ThingFO: Foundational Ontology useful to enrich various terminologies such as Process and Test 


The goal of the tutorial is to introduce participants in a foundational ontology useful for all sciences. It is called ThingFO and is located at the highest or foundational level (FO) of a four-layer ontological architecture. The next level is called core (CO) and here are located ontologies of Process, Situation, Project, and others. At both levels mentioned the terms of the ontologies are independent of any domain. The next level is called domain (DO) and here are located ontologies of Test, Evaluation, Functional and Non-Functional Requirements, among others. The last layer of the architecture is called the instance level.

ThingFO represents a reduced set of terms (Thing, Thing Category and Assertions) that refer both to particular and universal elements of the world and to different types of statements about them.

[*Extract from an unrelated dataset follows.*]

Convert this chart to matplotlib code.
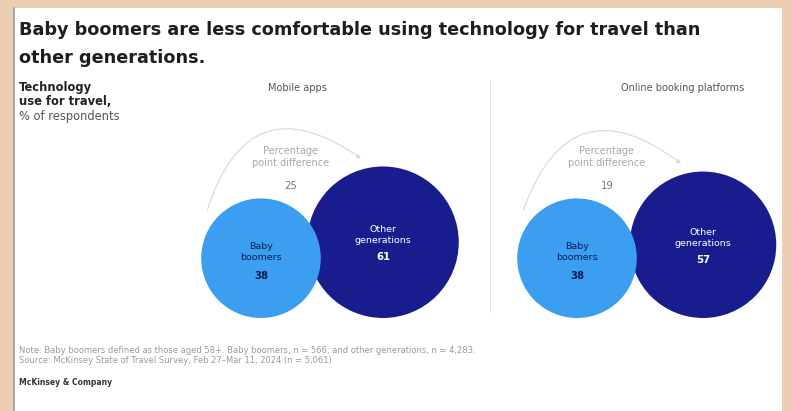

These three terms (in addition to the relationships) are useful to enrich terms from the process (ProcessCO) and testing (TestTDO) ontologies, as from any other. The tutorial will illustrate the usefulness of ThingFO to particularly enrich process and testing terminologies. Terminologies have explicit, complete and concise, help communicate and represent effectively and efficiently to the specifications of strategies, processes, methods and tools used in any engineering or science, to solve problems of development, maintenance, evaluation and testing.

Oscar Dieste

Oscar Dieste received his BS and MS in Computing from the University of La Coruña and his PhD from the University of Castilla-La Mancha. He is a researcher with the UPM’s School of Computer Engineering. He was previously with the University of Colorado at Colorado Springs (as a Fulbright scholar), the Complutense University of Madrid, and the Alfonso X el Sabio University. His research interests include empirical software engineering and requirements engineering.

Power analysis made easy


Power analysis is an activity performed during experimental design which informs experimenters about the minimum sample size to detect a given effect. The required sample size is a crucial decision criterion to find out whether experimentation is valuable. If the minimum sample size cannot be achieved, the experiment will not give accurate results, and it might be worthwhile not to experiment at all.

Software Engineering (SE) experiments typically do not include a power analysis. I firmly believe that SE experiments do not consider power analysis useless; they have trouble conducting such analysis instead. Honestly, me too. Tools such as G*Power are easy to use, but I feel uncertain when I report the results.

However, power analysis is relatively easy. This tutorial will show how to create R scripts to estimate the power of linear models (ANOVAs, mixed models, etc.) using Monte-Carlo methods. The concepts can be applied to arbitrary analysis approaches, e.g., chi-squared, but we will cover that part only if we have enough time. I hope my fellow attendees report power analysis in their papers in the future.